Not having mutable shared data is a bit odd, but hasn't given me much trouble. I can't say that I have implemented any large scale systems in strictly functional programming style, but after getting used to the mindset I usually find that the same things can be accomplished, there is just a different manner for accomplishing them. Often the functional solution is more pleasant once discovered, but I imagine there are some situations where the limitations breed complexity rather than beauty.↩
They are substantially lighter than Java threads, or any programming language which implements threads via native threads (SBCL, etc). I am curious how they would compare against threads in Stackless Python or Ruby's green threads.

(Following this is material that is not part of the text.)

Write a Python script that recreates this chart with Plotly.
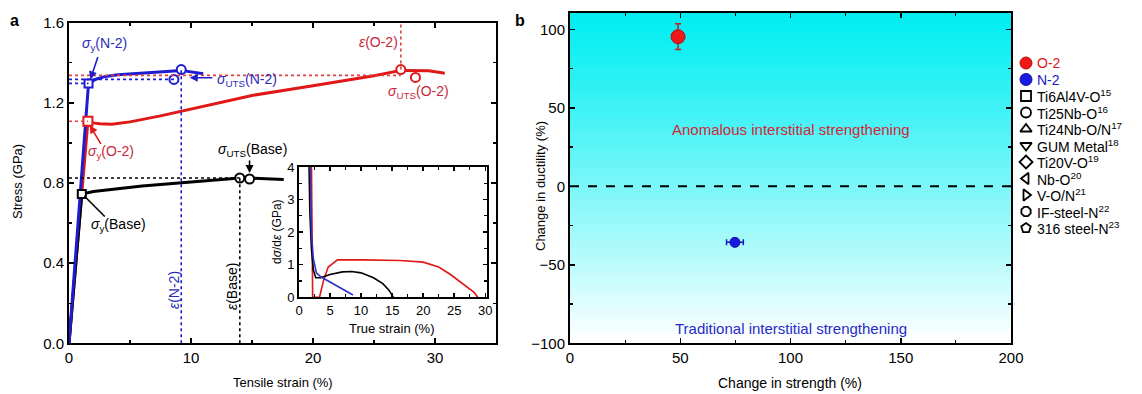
import plotly.graph_objects as go

# ---------------- Panel a data ----------------
base_strain = [0, 1.05, 2, 4, 6, 9, 12, 14.0, 14.8, 16.5, 17.6]
base_stress = [0, 0.745, 0.758, 0.772, 0.785, 0.80, 0.815, 0.825, 0.825, 0.822, 0.818]

n2_strain = [0, 1.6, 2.2, 3, 4, 6, 8, 9.2, 10.2, 11.0]
n2_stress = [0, 1.297, 1.318, 1.332, 1.34, 1.35, 1.357, 1.362, 1.352, 1.345]

o2_strain = [0, 1.55, 2.0, 2.5, 3.5, 5, 7.5, 10, 15, 20, 25, 27.2, 29.5, 30.8]
o2_stress = [0, 1.108, 1.10, 1.096, 1.093, 1.105, 1.135, 1.17, 1.237, 1.285, 1.335, 1.362, 1.36, 1.348]

# markers
base_yield = (1.05, 0.745)
base_uts_x = [14.0, 14.8]
base_uts_y = [0.825, 0.82]
n2_yield = (1.6, 1.297)
n2_uts_x = [9.2, 8.6]
n2_uts_y = [1.366, 1.317]
o2_yield = (1.55, 1.108)
o2_uts_x = [27.2, 28.4]
o2_uts_y = [1.366, 1.327]

# inset: true strain vs work hardening rate
ins_red_x = [2.0, 2.2, 2.2, 3.3, 4.0, 4.7, 6.2, 10, 16.3, 20, 22.5, 24.4, 26, 27, 28.2, 28.8]
ins_red_y = [4.2, 1.05, 0.0, 0.0, 0.55, 0.93, 1.15, 1.15, 1.13, 1.08, 0.93, 0.70, 0.48, 0.33, 0.15, 0.0]
ins_black_x = [1.6, 1.75, 2.0, 2.3, 2.7, 3.5, 5, 7, 8.5, 10, 12, 13.5, 14.5, 15.2]
ins_black_y = [4.2, 2.6, 1.5, 0.85, 0.6, 0.6, 0.7, 0.78, 0.79, 0.75, 0.6, 0.42, 0.22, 0.0]
ins_blue_x = [1.8, 1.85, 2.0, 2.3, 2.8, 3.5, 4.5, 6, 7.5, 8.7]
ins_blue_y = [4.2, 3.0, 2.0, 1.2, 0.75, 0.63, 0.52, 0.36, 0.2, 0.07]

# ---------------- Panel b data ----------------
o2_dstrength, o2_dductility, o2_err = 49, 95.3, 8.2
n2_dstrength, n2_dductility, n2_errx = 74.8, -35.7, 3.8

legend_names = ["O-2", "N-2", "Ti6Al4V-O<sup>15</sup>", "Ti25Nb-O<sup>16</sup>",
                "Ti24Nb-O/N<sup>17</sup>", "GUM Metal<sup>18</sup>", "Ti20V-O<sup>19</sup>",
                "Nb-O<sup>20</sup>", "V-O/N<sup>21</sup>", "IF-steel-N<sup>22</sup>",
                "316 steel-N<sup>23</sup>"]
legend_symbols = ["circle", "circle", "square-open", "circle-open", "triangle-up-open",
                  "triangle-down-open", "diamond-open", "triangle-left-open",
                  "triangle-right-open", "octagon-open", "pentagon-open"]

RED = "#e01818"
BLUE = "#1c1cd0"
RED_T = "#c8283c"
BLUE_T = "#2c2cb8"
FONT = "Liberation Sans, Arial, sans-serif"
W, H = 1142, 394

fig = go.Figure()

# ---- panel a curves ----
for xs, ys, c in [(o2_strain, o2_stress, RED), (base_strain, base_stress, "black"),
                  (n2_strain, n2_stress, BLUE)]:
    fig.add_trace(go.Scatter(x=xs, y=ys, mode="lines", line=dict(color=c, width=3),
                             showlegend=False, xaxis="x", yaxis="y"))

def dotted(x0, y0, x1, y1, c):
    fig.add_shape(type="line", x0=x0, y0=y0, x1=x1, y1=y1, xref="x", yref="y",
                  line=dict(color=c, width=1.6, dash="dot"))

dotted(0, 1.337, o2_uts_x[0], 1.337, "#e04040")
dotted(0, n2_uts_y[1], n2_uts_x[1], n2_uts_y[1], BLUE)
dotted(0, n2_yield[1], n2_yield[0], n2_yield[1], BLUE)
dotted(0, o2_yield[1], o2_yield[0], o2_yield[1], "#e04040")
dotted(0, base_uts_y[0], base_uts_x[0], base_uts_y[0], "black")
dotted(n2_uts_x[0], 0, n2_uts_x[0], n2_uts_y[0], BLUE)
dotted(base_uts_x[0], 0, base_uts_x[0], base_uts_y[0], "black")
dotted(o2_uts_x[0], o2_uts_y[0], o2_uts_x[0], 1.6, "#e04040")

def mk(xs, ys, sym, c, size=9):
    fig.add_trace(go.Scatter(x=xs, y=ys, mode="markers", showlegend=False,
                             marker=dict(symbol=sym, size=size, color="white",
                                         line=dict(color=c, width=2)),
                             xaxis="x", yaxis="y"))

mk([base_yield[0]], [base_yield[1]], "square", "black", 8)
mk([n2_yield[0]], [n2_yield[1]], "square", BLUE, 8)
mk([o2_yield[0]], [o2_yield[1]], "square", RED, 9)
mk(base_uts_x, base_uts_y, "circle", "black", 9)
mk(n2_uts_x, n2_uts_y, "circle", BLUE, 9)
mk(o2_uts_x, o2_uts_y, "circle", RED, 9)

# ---- inset ----
for xs, ys, c in [(ins_red_x, ins_red_y, RED), (ins_black_x, ins_black_y, "black"),
                  (ins_blue_x, ins_blue_y, "#3030c8")]:
    fig.add_trace(go.Scatter(x=xs, y=ys, mode="lines", line=dict(color=c, width=1.6),
                             showlegend=False, xaxis="x3", yaxis="y3"))

# ---- panel b ----
nb = 70
for i in range(nb):
    t = i / nb
    r = int(round(255 * (1 - t) ** 1.15))
    g = int(round(255 - 18 * t))
    b = int(round(255 - 14 * t))
    fig.add_shape(type="rect", xref="x2 domain", yref="y2 domain",
                  x0=0, x1=1, y0=i / nb, y1=(i + 1) / nb + 0.002,
                  fillcolor=f"rgb({r},{g},{b})", line=dict(width=0), layer="below")

fig.add_shape(type="line", xref="x2 domain", yref="y2", x0=0, x1=1, y0=0, y1=0,
              line=dict(color="black", width=2, dash="dash"))

fig.add_trace(go.Scatter(x=[o2_dstrength], y=[o2_dductility], mode="markers",
                         showlegend=False,
                         error_y=dict(type="constant", value=o2_err, color="#c02020",
                                      thickness=1.5, width=3),
                         marker=dict(symbol="circle", size=14, color="#f01818", opacity=1,
                                     line=dict(color="#b01010", width=1)),
                         xaxis="x2", yaxis="y2"))
fig.add_trace(go.Scatter(x=[n2_dstrength], y=[n2_dductility], mode="markers",
                         showlegend=False,
                         error_x=dict(type="constant", value=n2_errx, color="#1818c0",
                                      thickness=1.5, width=3),
                         marker=dict(symbol="circle", size=10, color="#1a1ae0", opacity=1,
                                     line=dict(color="#1010a0", width=1)),
                         xaxis="x2", yaxis="y2"))

# ---- manual legend (hidden pixel axis) ----
leg_x, leg_y0, leg_dy = 1026, 63, 16.5
leg_rows = [leg_y0 + i * leg_dy for i in range(len(legend_names))]
leg_fill = ["#f01818", "#1a1ae0"] + ["black"] * 9
leg_line = ["#b01010", "#1010a0"] + ["black"] * 9
leg_size = [12, 12] + [10] * 9
leg_lw = [1, 1] + [1.8] * 9
fig.add_trace(go.Scatter(x=[leg_x] * len(leg_rows), y=leg_rows, mode="markers",
                         showlegend=False, hoverinfo="skip", opacity=1,
                         marker=dict(symbol=legend_symbols, size=leg_size, color=leg_fill,
                                     opacity=1, line=dict(color=leg_line, width=leg_lw)),
                         xaxis="x4", yaxis="y4"))
leg_colors = [RED, "#2020c8"] + ["black"] * 9

ann = []
def txt(x, y, s, c="black", size=13, angle=0, xref="paper", yref="paper", xanchor="center"):
    ann.append(dict(x=x, y=y, xref=xref, yref=yref, text=s, showarrow=False,
                    font=dict(color=c, size=size, family=FONT), textangle=angle,
                    xanchor=xanchor, yanchor="middle"))

def P(px, py):
    return px / W, 1 - py / H

for nm, yy, c in zip(legend_names, leg_rows, leg_colors):
    txt(leg_x + 9, yy, nm, c, 14, xref="x4", yref="y4", xanchor="left")

def arrow(xd, yd, axp, ayp, c, head=2):
    ann.append(dict(x=xd, y=yd, xref="x", yref="y", ax=axp, ay=ayp,
                    axref="pixel", ayref="pixel", text="", showarrow=True,
                    arrowhead=head, arrowsize=1, arrowwidth=1.6, arrowcolor=c))

s_ = lambda sub, name: f"<i>σ</i><sub>{sub}</sub>({name})"
txt(*P(104, 44), s_("y", "N-2"), BLUE_T, 14)
arrow(n2_yield[0] + 0.15, n2_yield[1] + 0.02, 8, -24, BLUE)
txt(*P(215, 80), s_("UTS", "N-2"), BLUE_T, 14, xanchor="left")
arrow(9.9, 1.325, 24, 0, BLUE)
txt(*P(400, 42), "<i>ε</i>(O-2)", RED_T, 14, xanchor="right")
txt(*P(418, 92), s_("UTS", "O-2"), RED_T, 14)
txt(*P(111, 152), s_("y", "O-2"), RED_T, 14)
arrow(o2_yield[0] + 0.15, o2_yield[1] - 0.02, 12, 20, RED)
txt(*P(252, 150), s_("UTS", "Base"), "black", 14)
arrow(base_uts_x[1], base_uts_y[1] + 0.03, 0, -14, "black")
txt(*P(118, 225), s_("y", "Base"), "black", 14)
arrow(base_yield[0] + 0.2, base_yield[1] - 0.01, 22, 22, "black", head=0)
txt(*P(174, 290), "<i>ε</i>(N-2)", BLUE_T, 14, angle=-90)
txt(*P(232, 287), "<i>ε</i>(Base)", "black", 14, angle=-90)

txt(*P(283, 382), "Tensile strain (%)", "black", 13)
txt(*P(18, 182), "Stress (GPa)", "black", 13, angle=-90)
txt(*P(392, 328), "True strain (%)", "black", 13)
txt(*P(277, 232), "d<i>σ</i>/d<i>ε</i> (GPa)", "black", 12, angle=-90)
txt(*P(790, 383), "Change in strength (%)", "black", 14)
txt(*P(540, 186), "Change in ductility (%)", "black", 13, angle=-90)

txt(100, 36.3, "Anomalous interstitial strengthening", "#d02838", 15, xref="x2", yref="y2")
txt(100, -90.4, "Traditional interstitial strengthening", "#2a2ac8", 15, xref="x2", yref="y2")

ann.append(dict(x=8 / W, y=1 - 20 / H, xref="paper", yref="paper", text="<b>a</b>",
                showarrow=False, font=dict(size=16, family=FONT, color="black"),
                xanchor="left", yanchor="middle"))
ann.append(dict(x=513 / W, y=1 - 20 / H, xref="paper", yref="paper", text="<b>b</b>",
                showarrow=False, font=dict(size=16, family=FONT, color="black"),
                xanchor="left", yanchor="middle"))

def ax_style(rng, dtick, minor_dtick, dom, anchor, tickfmt=None, size=15, ticklen=5, tick0=0):
    d = dict(range=rng, domain=dom, anchor=anchor, dtick=dtick, tick0=tick0,
             ticks="inside", ticklen=ticklen, tickwidth=1.5, tickcolor="black",
             showline=True, linewidth=2, linecolor="black", mirror="ticks",
             showgrid=False, zeroline=False, automargin=False,
             tickfont=dict(size=size, family=FONT, color="black"),
             minor=dict(ticks="inside", ticklen=3, dtick=minor_dtick, tickcolor="black",
                        tickwidth=1.2, showgrid=False))
    if tickfmt:
        d["tickformat"] = tickfmt
    return d

fig.update_layout(
    width=W, height=H,
    margin=dict(l=0, r=0, t=0, b=0),
    paper_bgcolor="white", plot_bgcolor="rgba(0,0,0,0)",
    font=dict(family=FONT, size=13, color="black"),
    xaxis=ax_style([0, 35], 10, 5, [69 / W, 496 / W], "y"),
    yaxis=ax_style([0, 1.6], 0.4, 0.2, [1 - 343.3 / H, 1 - 22.7 / H], "x", ".1f"),
    xaxis2=ax_style([0, 200], 50, 25, [570 / W, 1011 / W], "y2"),
    yaxis2=ax_style([-100, 110.2], 50, 25, [1 - 343.3 / H, 1 - 13.3 / H], "x2", tick0=-100),
    xaxis3=ax_style([0, 30.2], 5, 2.5, [299 / W, 486.5 / W], "y3", size=13, ticklen=4),
    yaxis3=ax_style([0, 4.0], 1, 0.5, [1 - 297.3 / H, 1 - 167 / H], "x3", size=13, ticklen=4),
    xaxis4=dict(range=[0, W], domain=[0, 1], anchor="y4", visible=False, fixedrange=True),
    yaxis4=dict(range=[H, 0], domain=[0, 1], anchor="x4", visible=False, fixedrange=True),
    annotations=ann,
    showlegend=False,
    hovermode=False,
)

fig.write_html("out.html", config={"displayModeBar": False, "staticPlot": True},
               post_script="document.body.style.margin='0px';")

As somewhat relevant trivia, Scala's message passing implementation--which mimics Erlang's in semantics--actually uses a fixed number of threads (I think four, but I may be off) to simulate being lightweight. Certainly something similar to this could be achieved in languages using native threading, as long as someone is willing to tackle writing the libraries. (My own foray into writing a Common Lisp actors library kind of well to the wayside, to my occasional dismay.)↩
I see two factors standing in the way of this. The first is that there hasn't yet been a string formatting or list comprehension implementation is clearly blows the socks off the competition. Personally, I think that Python list comprehensions are quite good (and that I would drown in my own tears if we adopted something like Common Lisp's Loop mini-language). As for string formatting, none of them really strike me as great, but simply standardizing on one of them would lessen my pain considerable.↩